The desire or duty to bring Christians into the bosom of Islam is not the only point that divides Judaism and the Islamic nation. There is also the question of territory; that is, the territory toward which the political and religious yearnings of the nation are directed.
For the Jews, this territory was always the land of Israel and only the land of Israel. Only there could Jewish autonomy be realized; only there could the Jewish Temple be established; and only there was it possible for a Jew to keep every one of the 613 commandments. It is true that Jewish institutions were established in Europe that enjoyed a certain degree of autonomy.
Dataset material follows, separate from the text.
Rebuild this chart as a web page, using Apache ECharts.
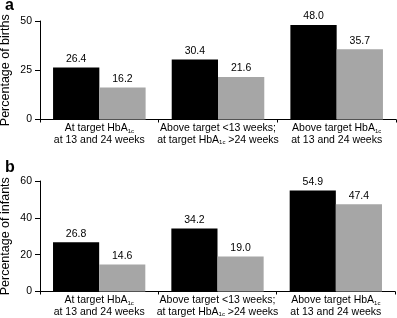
<!DOCTYPE html>
<html>
<head>
<meta charset="utf-8">
<script src="https://cdn.jsdelivr.net/npm/echarts@6/dist/echarts.min.js"></script>
<style>
  html, body { margin: 0; padding: 0; background: #fff; }
  #chart { width: 397px; height: 318px; }
</style>
</head>
<body>
<div id="chart"></div>
<script>
// categories (rich text, subscript 1c)
const categories = [
    '{t|At target HbA}{s|1c}\n{t|at 13 and 24 weeks}',
    '{t|Above target <13 weeks;}\n{t|at target HbA}{s|1c}{t| >24 weeks}',
    '{t|Above target HbA}{s|1c}\n{t|at 13 and 24 weeks}'
];
// panel a - births
const birthsBlack = [26.4, 30.4, 48.0];
const birthsGrey = [16.2, 21.6, 35.7];
// panel b - infants
const infantsBlack = [26.8, 34.2, 54.9];
const infantsGrey = [14.6, 19.0, 47.4];

const font = '"Liberation Sans", Arial, sans-serif';

const chart = echarts.init(document.getElementById('chart'));

const xAxisBase = (gridIndex) => ({
    type: 'category',
    gridIndex: gridIndex,
    data: categories,
    axisLine: { lineStyle: { color: '#000', width: 1 } },
    axisTick: { show: true, length: 3, lineStyle: { color: '#000' } },
    axisLabel: {
        interval: 0,
        margin: 3,
        color: '#000',
        fontFamily: font,
        lineHeight: 11.5,
        rich: {
            t: { fontSize: 10.5, fontFamily: font, color: '#000', lineHeight: 11.5 },
            s: { fontSize: 6, fontFamily: font, color: '#000', verticalAlign: 'bottom', padding: [6, 0, 0, 0] }
        }
    }
});

const yAxisBase = (gridIndex, max, interval, name) => ({
    type: 'value',
    gridIndex: gridIndex,
    min: 0,
    max: max,
    interval: interval,
    name: name,
    nameLocation: 'middle',
    nameRotate: 90,
    nameGap: 28,
    nameMoveOverlap: false,
    nameTextStyle: { fontSize: 12.5, fontFamily: font, color: '#000' },
    axisLine: { show: true, lineStyle: { color: '#000', width: 1 } },
    axisTick: { show: true, length: 5, lineStyle: { color: '#000' } },
    axisLabel: { fontSize: 10.5, fontFamily: font, color: '#000', margin: 8 },
    splitLine: { show: false }
});

const barSeries = (data, color, idx) => ({
    type: 'bar',
    xAxisIndex: idx,
    yAxisIndex: idx,
    data: data,
    barGap: '0%',
    barCategoryGap: '22%',
    itemStyle: { color: color },
    label: {
        show: true,
        position: 'top',
        distance: 3,
        fontSize: 10.5,
        fontFamily: font,
        color: '#000',
        formatter: (p) => p.value.toFixed(1)
    },
    animation: false
});

chart.setOption({
    animation: false,
    title: [
        { text: 'a', left: 0, top: -7, textStyle: { fontSize: 16, fontWeight: 'bold', fontFamily: font, color: '#000' } },
        { text: 'b', left: 0, top: 155, textStyle: { fontSize: 16, fontWeight: 'bold', fontFamily: font, color: '#000' } }
    ],
    grid: [
        { left: 40, right: 1, top: 21, height: 98.5, outerBoundsMode: 'none' },
        { left: 40, right: 2, top: 181, height: 110.5, outerBoundsMode: 'none' }
    ],
    xAxis: [xAxisBase(0), xAxisBase(1)],
    yAxis: [
        yAxisBase(0, 50, 25, 'Percentage of births'),
        yAxisBase(1, 60, 20, 'Percentage of infants')
    ],
    series: [
        barSeries(birthsBlack, '#000000', 0),
        barSeries(birthsGrey, '#a6a6a6', 0),
        barSeries(infantsBlack, '#000000', 1),
        barSeries(infantsGrey, '#a6a6a6', 1)
    ]
});
</script>
</body>
</html>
The Sanhedrin, convened at the order of Napoleon Bonaparte in October 1806, was an example of such an institution. But its purpose was not to establish Jewish self-determination on foreign soil—on the contrary, it was intended to establish a bridge between the requirements of halacha and the civic duties of the Jews as citizens of France; that is, to facilitate the creation of a French-Jewish identity. The Sanhedrin’s leaders proclaimed their subservience to French law and exalted the emperor. They made no claim, however abstract, on France, and retained the idea that the land of Israel was the only place in which Jewish autonomy could exist.